ST. LOUIS (KMOX) – Two decades ago, it was rare to know a child who had a food allergy. Now, the odds are 1 in 13.
Food allergy advocates have gone from isolation to a broad community seeking more protection.
Today concludes our series of special reports on Food Allergies: The Deadly Dish.
Strides for Safe Kids is a gathering of families who understand what it means to live with food allergies.
“We have 12 identified food allergiesc… peanut, tree nut, milk, egg, garlic, onion, kiwi, avocado, ham, coconut and chick pea and sesame.”
The explosion in food allergies has more families seeking support. The St. Louis region has its own Facebook group, Gateway FEAST, where parents share everything from safe recipes to frustrations.
It was food allergy parents’ repeated objections on social media that helped spark a national outcry about the rising price of EpiPens.
Advocates say there are other battles to fight.
“The reality there is that your experience as a food allergic individual travelling on the airlines is pretty much left to the individual airlines discretion.”
Scott Riccio is Senior Vice President for Education and Advocacy with FARE – Food Allergy Research and Education.
Will that tiny pack of peanuts really cause a problem? Researchers have found residue on tray tables and seats “and the amounts that are found are certainly enough to cause allergic reactions,” Riccio says.
Disability laws that cover public places don’t apply to airlines. Commercial flights are stocked with epinephrine but most flight crews are prohibited from using it. Best hope there’s a medical professional with a ticket.
“We’ve been fortunate not to have a major disaster that we’re aware of on the airlines.”
Other potential tragedies are closer to home.

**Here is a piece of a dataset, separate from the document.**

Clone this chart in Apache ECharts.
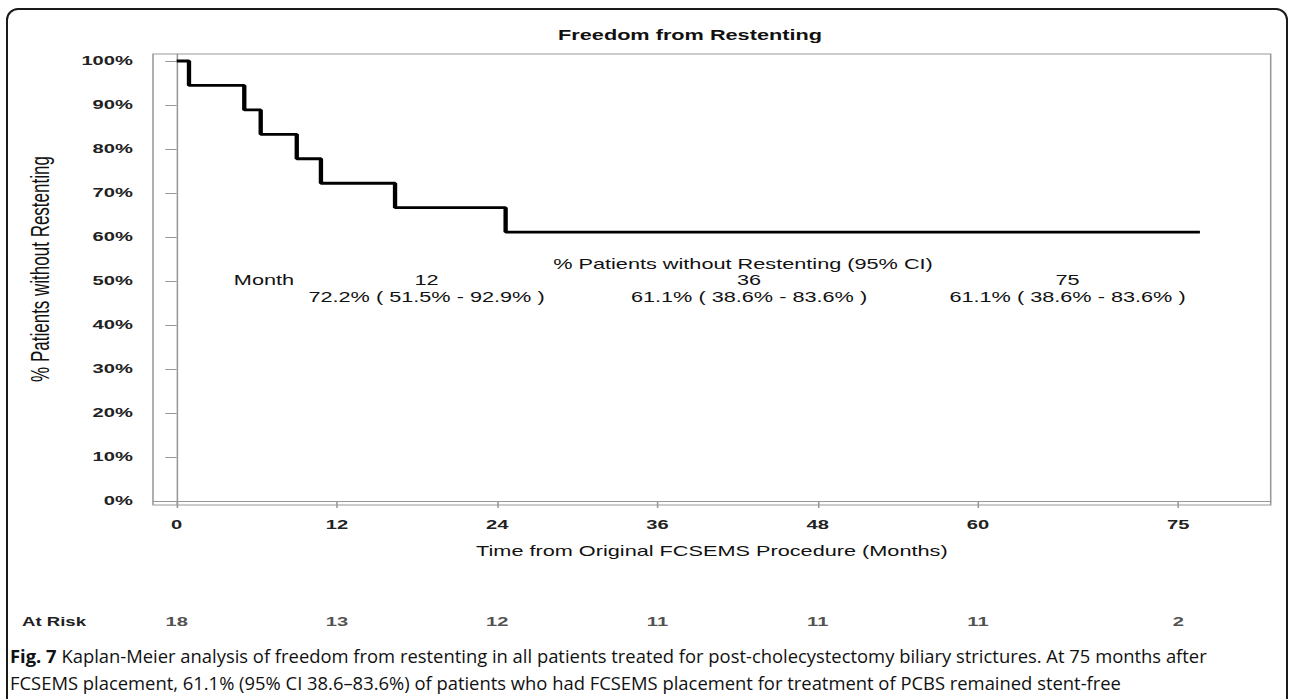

Erin Malawer is the author of Allergy Shmallergy, a blog about her son’s multiple, severe allergies. She says it’s “scary” that “as a regular person with limited training … I had more authority to deliver my son’s medication than someone who’s taken months of classes.”
She’s also written about the so-called “911 Lottery.” Depending on where you live and who responds to your 911 call, the ambulance might not have be equipped to handle food allergy emergencies.
“Not every ambulance carries epinephrine and not all emergency medical personnel are authorized to use it, even when it’s present,” Malawer says.
In Missouri, Advanced Life Support units, staffed by paramedics, typically carry epinephrine. But a basic life support ambulance isn’t likely to carry any of the life-saving drug.
“The people inside are typically EMT basics which means they are not authorized to provide injections by syringe, but they can assist a patients with the pre-prescribed auto injector, like an EpiPen,” Malawer says.
Washington University’s Dr. David Tan says the St. Louis metro region’s most basic ambulances are for routine patient transportation. Only the Advanced units answer emergencies.
“They should not feel any anxiety that the ambulance coming won’t have epinephrine or won’t have personnel that could deliver that lifesaving medication,” Tan says.
There could be exceptions, such as events where there are first aid stations or in rural areas where scheduling and availability of advanced service providers may be a challenge.
To get around those issues, some states have mandated all ambulances carry epinephrine auto injectors, allowing any EMT to use them.
“That would represent a tremendous financial burden on a medication that typically is not going to be used that often,” Tan says.
That’s what fire protection districts and ambulance services discovered in Illinois. They were spending thousands of dollars every year to replace expired devices. A change in Illinois law will allow all levels of EMTs to administer epinephrine by syringe as an inexpensive option.
Could that be a solution in Missouri? Tan says it would depend on resources and training.
The bottom line is someone with severe food allergies should have their own auto injectors and know how to use them in an emergency.
“By the time an ambulance comes the patient may be too far gone to even benefit from the epinephrine that’s administered by the ambulance crew. Anaphylaxis can deteriorate that fast.”
Food is a necessity. It’s woven into so many of our social activities. But for some, it also brings grave risks.
“Perhaps some of us are overprotective … perhaps some of us are helicopter parents, but it’s because we don’t know. When we send our child to school where they’re surrounded with something that could kill them, every day you think, the phone rings, are they going to tell me my child is in the hospital.”
More than restrictions and regulations, families long for understanding and help to keep their kids safe one more day.